When discussing scaling solutions for blockchains like Plasma, two terms often arise: Economic Security and Cryptographic Security. These concepts represent different approaches to ensuring safety and trust in a system. Understanding their relationship is crucial for grasping how innovative structures like Plasma function and the challenges they face.
To simplify, imagine moving to a new neighborhood. Cryptographic security can be compared to installing an unbreakable lock on your front door. The safety comes from the physical and mathematical properties of the lock itself. No one can pick it; its design ensures security. In the digital realm, this relates to the encryption and mathematical proofs that safeguard data, ensuring that without a secret key, information remains inaccessible and untouchable.
Economic security works differently. Think of it like a neighborhood watch with strong financial motives. In this case, the system is structured so that it’s financially unwise for anyone to misbehave. If you try to vandalize a house, you need to post a huge cash bond first. If you're caught, you lose that bond. Your security doesn't come from an unpickable lock, but from the fact that committing a crime leads to a certain financial loss, making it a bad business decision.
Now, let’s apply this to Plasma. Plasma is a framework that allows for the creation of "child" blockchains that periodically report back to a "parent" chain like Ethereum. Its main goal is to scale transactions by moving most activity off the main chain. But how can you ensure honest behavior on these child chains? Plasma relies more on Economic Security than on pure Cryptographic Security for daily operations.
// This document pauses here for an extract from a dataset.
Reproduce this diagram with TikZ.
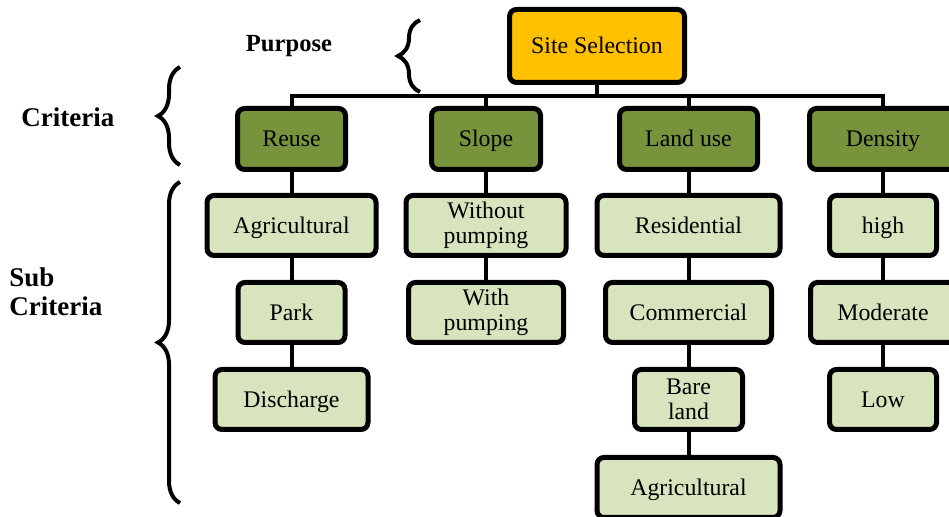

Here’s how it operates. In a Plasma chain, operators (or a single operator) are in charge of bundling transactions into blocks. Users trust this operator to include their transactions accurately. However, the critical safety mechanism is a challenge period or dispute window. If the operator acts maliciously such as trying to steal funds by publishing an invalid block users can identify this fraud and submit a cryptographic proof to the main Ethereum chain.
This is where the two types of security work together. The cryptographic proof provides solid, mathematical evidence of wrongdoing. It's the undeniable proof. The economic security comes from the significant financial stake (often the operator's own bonded funds) that is reduced or forfeited if the cryptographic proof is verified successfully. The operator's misbehavior is not only technically prevented, but also made financially disastrous for them.
This setup creates a strong alignment. The system doesn't have to cryptographically verify every single transaction on the main chain in real-time. It just needs to be ready to verify a fraud proof if someone raises an alarm. The everyday security is economic: the real threat of a major financial penalty keeps the operator honest.
However, relying on economic security brings unique risks, particularly regarding user vigilance. In a purely cryptographically secure system (like the base Ethereum layer), your funds are safe as long as you secure your private key. In Plasma's model, you must also actively monitor the chain for fraud during the challenge period. If you go offline during that time and miss a malicious act, you may lose your chance to contest it and could lose your funds.
This is often referred to as the "data availability" problem. To create a valid fraud proof, you need access to the data of the off-chain block. If an operator withholds that data, users cannot prove fraud, even if they are aware it occurred. Solutions often involve complex cryptographic guarantees or economic incentives to ensure data is published.
In contrast, consider a ZK-Rollup, another scaling solution. ZK-Rollups focus on Cryptographic Security. They use zero-knowledge proofs to verify every batch of off-chain transactions before finalizing them on the main chain. There is no challenge period; the math proves that everything was completed correctly. The economic model is simpler, often just involving a fee to the prover, with less reliance on user vigilance.
So, is one approach better? Not necessarily. Economic Security models, like Plasma's, can be efficient and flexible for certain situations but place more responsibility on users. Cryptographic Security models, like ZK-Rollups, provide stronger, more reliable guarantees that resemble the base layer's security, but can be more complex to implement.
The choice between them involves trade-offs. @Plasma 's economic security allows for massive scaling with simpler technology but introduces new assumptions about user behavior and data availability. Cryptographic security removes those assumptions but demands more advanced cryptography.
Ultimately, the evolution of scaling solutions shows a trend. Early designs like Plasma effectively showcased the value of economic security models for establishing trust in a layered system. However, the industry is increasingly leaning toward designs that prioritize cryptographic security, such as validity-proof rollups, as the technology develops. This shift places a greater focus on user safety and simplicity, moving the complexity away from the end-user and back into the foundational mathematics of the protocols.
The discussion between Economic and Cryptographic Security is a fundamental one in blockchain design. It raises the question: do we create systems where safety comes from making dishonesty unbeneficial, or by making it mathematically impossible? Plasma stands as a significant experiment that boldly chose the former, offering valuable lessons that continue to influence the development of more secure scaling solutions today.